We also compared quality of fitting a real graph for ERGG-dwc and SKG in terms of several graph statistics and found that ERGG-dwc reproduces most of them much closer to the original. Although WCC distribution reveals many small connected components in ERGG-dwc graph, it may be not critical since the largest WCC is large enough.

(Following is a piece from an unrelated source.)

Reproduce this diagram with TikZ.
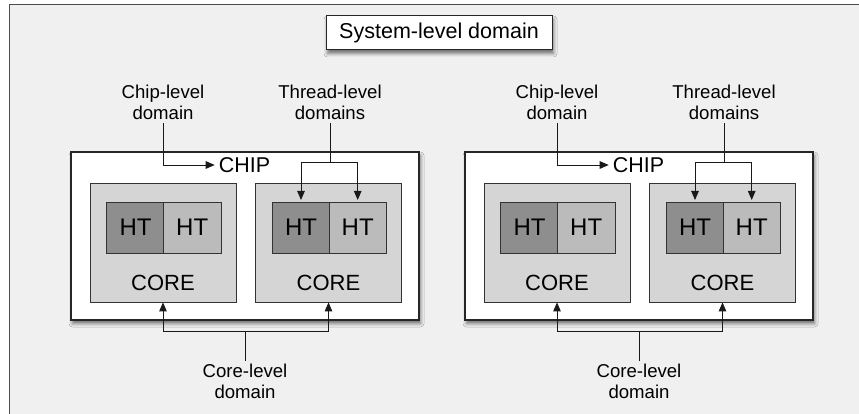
\documentclass[tikz,border=0pt]{standalone}
\usepackage{fontspec}
\setmainfont{Liberation Sans}
\usetikzlibrary{positioning,arrows.meta,shadows.blur}

\definecolor{panelgray}{HTML}{F0F0F0}
\definecolor{coregray}{HTML}{D5D5D5}
\definecolor{htdark}{HTML}{8E8E8E}
\definecolor{htlight}{HTML}{BBBBBB}

\tikzset{
  boxshadow/.style={blur shadow={shadow xshift=1.5pt, shadow yshift=-3.5pt,
    shadow blur radius=3.5pt, shadow opacity=55}},
  chipbox/.style={draw=black!85, line width=1.1pt, fill=white, boxshadow,
    minimum width=348pt, minimum height=168pt},
  corebox/.style={draw=black!80, line width=0.8pt, fill=coregray,
    minimum width=146pt, minimum height=119pt},
  htcell/.style={draw=black!80, line width=0.8pt, inner sep=0pt, outer sep=0pt,
    minimum width=57.5pt, minimum height=51pt, font=\fontsize{24}{28}\selectfont},
  boxtext/.style={inner sep=4pt, font=\fontsize{22}{26}\selectfont},
  domlabel/.style={align=center, inner xsep=0pt, inner ysep=3pt,
    font=\fontsize{18.6}{21.5}\selectfont},
  domline/.style={line width=0.9pt, black!90},
  domarrow/.style={domline, -{Triangle[length=9pt,width=7.5pt]}}
}

\begin{document}
\begin{tikzpicture}[x=1pt, y=-1pt]
\useasboundingbox (0,0) rectangle (859,414);

% panel behind everything
\fill[panelgray] (9.5,4.5) rectangle (875,425);
\draw[line width=1.5pt, black!70] (875,4.5) -- (9.5,4.5) -- (9.5,425);

\node[draw=black!85, line width=1pt, fill=white, boxshadow, minimum width=226pt,
  minimum height=34pt, font=\fontsize{21.5}{25}\selectfont] (sys) at (439,33) {System-level domain};

\foreach \off/\s in {0/L,394/R} {
  % chip with its two cores
  \node[chipbox] (chip\s) at ({245+\off},236) {};
  \node[boxtext, font=\fontsize{21.4}{25}\selectfont] (chiptxt\s) at ({244.5+\off},165) {CHIP};
  \node[corebox] (coreA\s) at ({163+\off},242.5) {};
  \node[corebox] (coreB\s) at ({328.5+\off},242.5) {};
  \node[boxtext] at ({163+\off},283) {CORE};
  \node[boxtext] at ({328.5+\off},283) {CORE};

  % hardware threads
  \node[htcell, fill=htdark] (htA1\s) at ({135.5+\off},227.5) {HT};
  \node[htcell, fill=htlight, right=-0.8pt of htA1\s] (htA2\s) {HT};
  \node[htcell, fill=htdark] (htB1\s) at ({301+\off},227.5) {HT};
  \node[htcell, fill=htlight, right=-0.8pt of htB1\s] (htB2\s) {HT};

  % domain labels and their arrows
  \node[domlabel] (chiplbl\s) at ({163+\off},102.5) {Chip-level\\domain};
  \node[domlabel] (thrlbl\s) at ({330+\off},102.5) {Thread-level\\domains};
  \node[domlabel] (corelbl\s) at ({245+\off},381.5) {Core-level\\domain};
  \coordinate (thrjoin\s) at ({330+\off},162);
  \coordinate (corejoin\s) at ({245+\off},331);

  \draw[domarrow] (chiplbl\s.south) |- (chiptxt\s.west);
  \draw[domline] (thrlbl\s.south) -- (thrjoin\s);
  \draw[domarrow] (thrjoin\s) -| ([yshift=2pt]htB1\s.north);
  \draw[domarrow] (thrjoin\s) -| ([yshift=2pt]htB2\s.north);
  \draw[domline] (corelbl\s.north) -- (corejoin\s);
  \draw[domarrow] (corejoin\s) -| (coreA\s.south);
  \draw[domarrow] (corejoin\s) -| (coreB\s.south);
}
\end{tikzpicture}
\end{document}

Finally, we evaluated performance of ERGG-dwc and confirmed \(O(|N|^2)\) generation time. One way to speed-up edge generation is to optimize finding all pairs (i, j) with \(s_{ij} > t_G\). Some techniques used in nearest neighbor search related problem could be employed to overcome an exhaustive search. Another idea is to reduce the search space to pairs corresponding to existing graph edges, which makes finding edges F in \(O(x^2|E|)\) steps.

6 Conclusion

We introduced and thoroughly evaluated an approach to modeling real directed graphs without a priori knowledge about their domain and properties. To the best of our knowledge, this is the first successful attempt to employ graph embedding technique in random graph generation. The resulting graphs are statistically similar to the input one, proving that representing graphs in low-dimensional space is the right way to obtain their scaled imitations.

Scalability of our method could be improved by adjusting embedding scheme and/or edge generation process. Also, edge weights and node communities are currently treated as attributes and in fact are cloned from the input graph. Additional research is required towards embedding weights and communities along with edges. The generating scheme should be adjusted accordingly to recover weights and communities from the embedding and preserve their statistical properties.